_The request_
Keep the images out and copy every entry below exactly.

Entries from a dataset:

☆ ☆ ☆ ☆ ☆ ☆ ☆

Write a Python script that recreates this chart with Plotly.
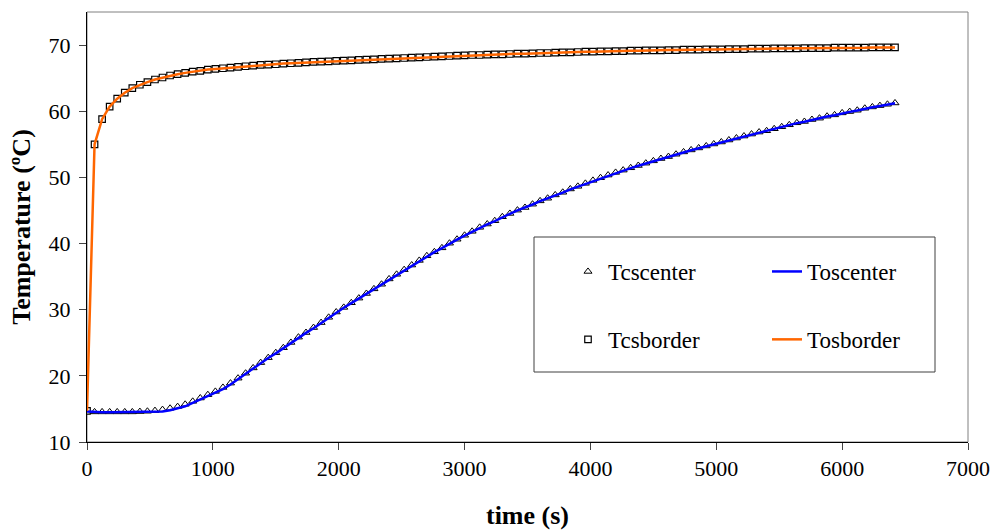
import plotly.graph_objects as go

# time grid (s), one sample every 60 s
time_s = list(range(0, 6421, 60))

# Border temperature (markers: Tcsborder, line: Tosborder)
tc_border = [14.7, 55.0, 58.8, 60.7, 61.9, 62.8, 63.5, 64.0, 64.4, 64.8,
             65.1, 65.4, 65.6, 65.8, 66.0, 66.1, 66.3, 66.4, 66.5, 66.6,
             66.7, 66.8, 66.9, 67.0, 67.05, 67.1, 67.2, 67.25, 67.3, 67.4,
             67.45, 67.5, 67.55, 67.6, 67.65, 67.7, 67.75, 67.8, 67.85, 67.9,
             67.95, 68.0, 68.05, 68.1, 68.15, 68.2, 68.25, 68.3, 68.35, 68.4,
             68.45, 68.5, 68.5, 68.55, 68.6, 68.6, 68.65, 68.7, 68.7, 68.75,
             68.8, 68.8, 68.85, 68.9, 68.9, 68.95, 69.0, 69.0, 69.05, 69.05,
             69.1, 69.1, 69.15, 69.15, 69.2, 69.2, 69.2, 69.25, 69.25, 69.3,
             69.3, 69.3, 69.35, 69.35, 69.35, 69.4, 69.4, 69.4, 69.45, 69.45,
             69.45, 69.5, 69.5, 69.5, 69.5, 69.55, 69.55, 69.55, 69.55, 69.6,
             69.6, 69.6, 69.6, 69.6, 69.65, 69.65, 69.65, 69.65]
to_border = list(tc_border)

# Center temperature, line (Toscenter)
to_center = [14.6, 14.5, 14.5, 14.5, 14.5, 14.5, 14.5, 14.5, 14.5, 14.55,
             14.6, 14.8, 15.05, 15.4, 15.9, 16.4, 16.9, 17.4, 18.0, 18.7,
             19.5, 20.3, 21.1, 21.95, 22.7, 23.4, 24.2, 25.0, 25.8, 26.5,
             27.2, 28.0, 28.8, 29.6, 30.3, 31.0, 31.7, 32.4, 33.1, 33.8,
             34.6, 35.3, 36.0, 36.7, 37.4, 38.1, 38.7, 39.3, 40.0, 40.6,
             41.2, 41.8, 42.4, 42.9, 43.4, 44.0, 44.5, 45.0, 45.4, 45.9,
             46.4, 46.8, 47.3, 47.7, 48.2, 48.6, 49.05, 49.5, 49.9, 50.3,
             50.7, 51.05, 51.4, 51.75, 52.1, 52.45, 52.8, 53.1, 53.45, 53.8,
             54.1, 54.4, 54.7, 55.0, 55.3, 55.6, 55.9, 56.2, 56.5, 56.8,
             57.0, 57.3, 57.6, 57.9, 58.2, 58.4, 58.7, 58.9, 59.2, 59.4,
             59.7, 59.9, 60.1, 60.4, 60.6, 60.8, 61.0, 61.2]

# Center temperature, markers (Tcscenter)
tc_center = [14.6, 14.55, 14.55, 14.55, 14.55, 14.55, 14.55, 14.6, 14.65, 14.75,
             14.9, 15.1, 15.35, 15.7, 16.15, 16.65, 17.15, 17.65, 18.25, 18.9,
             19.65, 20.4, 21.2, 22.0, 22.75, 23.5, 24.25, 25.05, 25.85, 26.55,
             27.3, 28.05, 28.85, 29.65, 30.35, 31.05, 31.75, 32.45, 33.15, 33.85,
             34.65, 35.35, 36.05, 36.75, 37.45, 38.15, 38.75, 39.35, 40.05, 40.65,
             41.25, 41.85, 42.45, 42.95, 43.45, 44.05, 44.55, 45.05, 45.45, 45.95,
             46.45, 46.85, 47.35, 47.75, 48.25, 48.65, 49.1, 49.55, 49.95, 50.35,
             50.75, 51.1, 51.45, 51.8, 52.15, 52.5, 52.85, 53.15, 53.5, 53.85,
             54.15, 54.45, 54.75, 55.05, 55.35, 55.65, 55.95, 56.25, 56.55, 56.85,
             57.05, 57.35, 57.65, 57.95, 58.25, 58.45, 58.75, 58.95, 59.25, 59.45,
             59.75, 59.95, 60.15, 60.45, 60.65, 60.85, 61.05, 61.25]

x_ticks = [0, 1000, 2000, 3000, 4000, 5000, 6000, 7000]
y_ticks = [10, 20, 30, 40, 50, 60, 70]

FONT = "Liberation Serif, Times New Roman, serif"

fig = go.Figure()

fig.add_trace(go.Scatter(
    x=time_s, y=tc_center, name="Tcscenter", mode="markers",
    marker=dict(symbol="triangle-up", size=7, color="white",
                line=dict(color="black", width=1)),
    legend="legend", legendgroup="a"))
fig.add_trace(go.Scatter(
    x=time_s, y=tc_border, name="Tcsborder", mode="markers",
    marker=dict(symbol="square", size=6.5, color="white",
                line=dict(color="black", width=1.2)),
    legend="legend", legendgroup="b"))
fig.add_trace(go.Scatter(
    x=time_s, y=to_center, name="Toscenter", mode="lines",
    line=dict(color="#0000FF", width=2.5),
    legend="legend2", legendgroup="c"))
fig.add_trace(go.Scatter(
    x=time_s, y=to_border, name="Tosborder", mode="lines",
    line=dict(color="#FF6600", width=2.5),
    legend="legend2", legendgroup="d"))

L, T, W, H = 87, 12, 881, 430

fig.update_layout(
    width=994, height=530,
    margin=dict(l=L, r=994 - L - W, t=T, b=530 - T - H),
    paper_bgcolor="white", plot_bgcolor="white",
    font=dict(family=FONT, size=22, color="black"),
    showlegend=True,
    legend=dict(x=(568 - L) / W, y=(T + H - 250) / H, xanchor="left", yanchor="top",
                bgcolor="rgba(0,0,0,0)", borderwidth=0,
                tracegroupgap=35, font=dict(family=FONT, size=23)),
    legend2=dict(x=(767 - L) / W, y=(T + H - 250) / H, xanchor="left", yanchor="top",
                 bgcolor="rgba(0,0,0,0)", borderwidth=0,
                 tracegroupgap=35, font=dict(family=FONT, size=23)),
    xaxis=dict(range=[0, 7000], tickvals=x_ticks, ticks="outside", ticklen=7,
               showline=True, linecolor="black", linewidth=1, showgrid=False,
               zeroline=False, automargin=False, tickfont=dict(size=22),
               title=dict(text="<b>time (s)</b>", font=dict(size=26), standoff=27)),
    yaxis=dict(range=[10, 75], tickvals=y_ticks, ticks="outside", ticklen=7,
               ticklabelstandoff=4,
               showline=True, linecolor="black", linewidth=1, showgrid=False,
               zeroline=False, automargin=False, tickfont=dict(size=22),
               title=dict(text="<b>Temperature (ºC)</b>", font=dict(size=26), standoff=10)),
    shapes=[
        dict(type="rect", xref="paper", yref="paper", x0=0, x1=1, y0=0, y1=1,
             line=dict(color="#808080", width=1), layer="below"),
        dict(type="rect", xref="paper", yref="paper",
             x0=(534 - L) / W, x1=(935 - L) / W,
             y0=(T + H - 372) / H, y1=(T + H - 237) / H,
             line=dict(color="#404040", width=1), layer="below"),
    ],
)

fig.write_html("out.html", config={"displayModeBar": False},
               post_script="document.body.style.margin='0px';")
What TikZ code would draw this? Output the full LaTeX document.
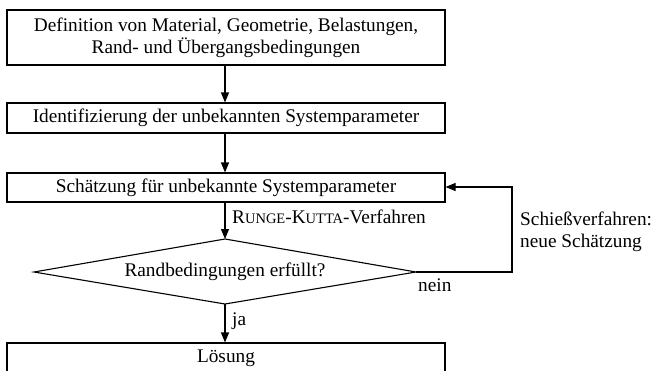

☆ ☆ ☆ ☆ ☆ ☆ ☆

_Exercise answer_
Write a Python script that recreates this chart with Plotly.
import plotly.graph_objects as go

# time grid (s), one sample every 60 s
time_s = list(range(0, 6421, 60))

# Border temperature (markers: Tcsborder, line: Tosborder)
tc_border = [14.7, 55.0, 58.8, 60.7, 61.9, 62.8, 63.5, 64.0, 64.4, 64.8,
             65.1, 65.4, 65.6, 65.8, 66.0, 66.1, 66.3, 66.4, 66.5, 66.6,
             66.7, 66.8, 66.9, 67.0, 67.05, 67.1, 67.2, 67.25, 67.3, 67.4,
             67.45, 67.5, 67.55, 67.6, 67.65, 67.7, 67.75, 67.8, 67.85, 67.9,
             67.95, 68.0, 68.05, 68.1, 68.15, 68.2, 68.25, 68.3, 68.35, 68.4,
             68.45, 68.5, 68.5, 68.55, 68.6, 68.6, 68.65, 68.7, 68.7, 68.75,
             68.8, 68.8, 68.85, 68.9, 68.9, 68.95, 69.0, 69.0, 69.05, 69.05,
             69.1, 69.1, 69.15, 69.15, 69.2, 69.2, 69.2, 69.25, 69.25, 69.3,
             69.3, 69.3, 69.35, 69.35, 69.35, 69.4, 69.4, 69.4, 69.45, 69.45,
             69.45, 69.5, 69.5, 69.5, 69.5, 69.55, 69.55, 69.55, 69.55, 69.6,
             69.6, 69.6, 69.6, 69.6, 69.65, 69.65, 69.65, 69.65]
to_border = list(tc_border)

# Center temperature, line (Toscenter)
to_center = [14.6, 14.5, 14.5, 14.5, 14.5, 14.5, 14.5, 14.5, 14.5, 14.55,
             14.6, 14.8, 15.05, 15.4, 15.9, 16.4, 16.9, 17.4, 18.0, 18.7,
             19.5, 20.3, 21.1, 21.95, 22.7, 23.4, 24.2, 25.0, 25.8, 26.5,
             27.2, 28.0, 28.8, 29.6, 30.3, 31.0, 31.7, 32.4, 33.1, 33.8,
             34.6, 35.3, 36.0, 36.7, 37.4, 38.1, 38.7, 39.3, 40.0, 40.6,
             41.2, 41.8, 42.4, 42.9, 43.4, 44.0, 44.5, 45.0, 45.4, 45.9,
             46.4, 46.8, 47.3, 47.7, 48.2, 48.6, 49.05, 49.5, 49.9, 50.3,
             50.7, 51.05, 51.4, 51.75, 52.1, 52.45, 52.8, 53.1, 53.45, 53.8,
             54.1, 54.4, 54.7, 55.0, 55.3, 55.6, 55.9, 56.2, 56.5, 56.8,
             57.0, 57.3, 57.6, 57.9, 58.2, 58.4, 58.7, 58.9, 59.2, 59.4,
             59.7, 59.9, 60.1, 60.4, 60.6, 60.8, 61.0, 61.2]

# Center temperature, markers (Tcscenter)
tc_center = [14.6, 14.55, 14.55, 14.55, 14.55, 14.55, 14.55, 14.6, 14.65, 14.75,
             14.9, 15.1, 15.35, 15.7, 16.15, 16.65, 17.15, 17.65, 18.25, 18.9,
             19.65, 20.4, 21.2, 22.0, 22.75, 23.5, 24.25, 25.05, 25.85, 26.55,
             27.3, 28.05, 28.85, 29.65, 30.35, 31.05, 31.75, 32.45, 33.15, 33.85,
             34.65, 35.35, 36.05, 36.75, 37.45, 38.15, 38.75, 39.35, 40.05, 40.65,
             41.25, 41.85, 42.45, 42.95, 43.45, 44.05, 44.55, 45.05, 45.45, 45.95,
             46.45, 46.85, 47.35, 47.75, 48.25, 48.65, 49.1, 49.55, 49.95, 50.35,
             50.75, 51.1, 51.45, 51.8, 52.15, 52.5, 52.85, 53.15, 53.5, 53.85,
             54.15, 54.45, 54.75, 55.05, 55.35, 55.65, 55.95, 56.25, 56.55, 56.85,
             57.05, 57.35, 57.65, 57.95, 58.25, 58.45, 58.75, 58.95, 59.25, 59.45,
             59.75, 59.95, 60.15, 60.45, 60.65, 60.85, 61.05, 61.25]

x_ticks = [0, 1000, 2000, 3000, 4000, 5000, 6000, 7000]
y_ticks = [10, 20, 30, 40, 50, 60, 70]

FONT = "Liberation Serif, Times New Roman, serif"

fig = go.Figure()

fig.add_trace(go.Scatter(
    x=time_s, y=tc_center, name="Tcscenter", mode="markers",
    marker=dict(symbol="triangle-up", size=7, color="white",
                line=dict(color="black", width=1)),
    legend="legend", legendgroup="a"))
fig.add_trace(go.Scatter(
    x=time_s, y=tc_border, name="Tcsborder", mode="markers",
    marker=dict(symbol="square", size=6.5, color="white",
                line=dict(color="black", width=1.2)),
    legend="legend", legendgroup="b"))
fig.add_trace(go.Scatter(
    x=time_s, y=to_center, name="Toscenter", mode="lines",
    line=dict(color="#0000FF", width=2.5),
    legend="legend2", legendgroup="c"))
fig.add_trace(go.Scatter(
    x=time_s, y=to_border, name="Tosborder", mode="lines",
    line=dict(color="#FF6600", width=2.5),
    legend="legend2", legendgroup="d"))

L, T, W, H = 87, 12, 881, 430

fig.update_layout(
    width=994, height=530,
    margin=dict(l=L, r=994 - L - W, t=T, b=530 - T - H),
    paper_bgcolor="white", plot_bgcolor="white",
    font=dict(family=FONT, size=22, color="black"),
    showlegend=True,
    legend=dict(x=(568 - L) / W, y=(T + H - 250) / H, xanchor="left", yanchor="top",
                bgcolor="rgba(0,0,0,0)", borderwidth=0,
                tracegroupgap=35, font=dict(family=FONT, size=23)),
    legend2=dict(x=(767 - L) / W, y=(T + H - 250) / H, xanchor="left", yanchor="top",
                 bgcolor="rgba(0,0,0,0)", borderwidth=0,
                 tracegroupgap=35, font=dict(family=FONT, size=23)),
    xaxis=dict(range=[0, 7000], tickvals=x_ticks, ticks="outside", ticklen=7,
               showline=True, linecolor="black", linewidth=1, showgrid=False,
               zeroline=False, automargin=False, tickfont=dict(size=22),
               title=dict(text="<b>time (s)</b>", font=dict(size=26), standoff=27)),
    yaxis=dict(range=[10, 75], tickvals=y_ticks, ticks="outside", ticklen=7,
               ticklabelstandoff=4,
               showline=True, linecolor="black", linewidth=1, showgrid=False,
               zeroline=False, automargin=False, tickfont=dict(size=22),
               title=dict(text="<b>Temperature (ºC)</b>", font=dict(size=26), standoff=10)),
    shapes=[
        dict(type="rect", xref="paper", yref="paper", x0=0, x1=1, y0=0, y1=1,
             line=dict(color="#808080", width=1), layer="below"),
        dict(type="rect", xref="paper", yref="paper",
             x0=(534 - L) / W, x1=(935 - L) / W,
             y0=(T + H - 372) / H, y1=(T + H - 237) / H,
             line=dict(color="#404040", width=1), layer="below"),
    ],
)

fig.write_html("out.html", config={"displayModeBar": False},
               post_script="document.body.style.margin='0px';")
What TikZ code would draw this? Output the full LaTeX document.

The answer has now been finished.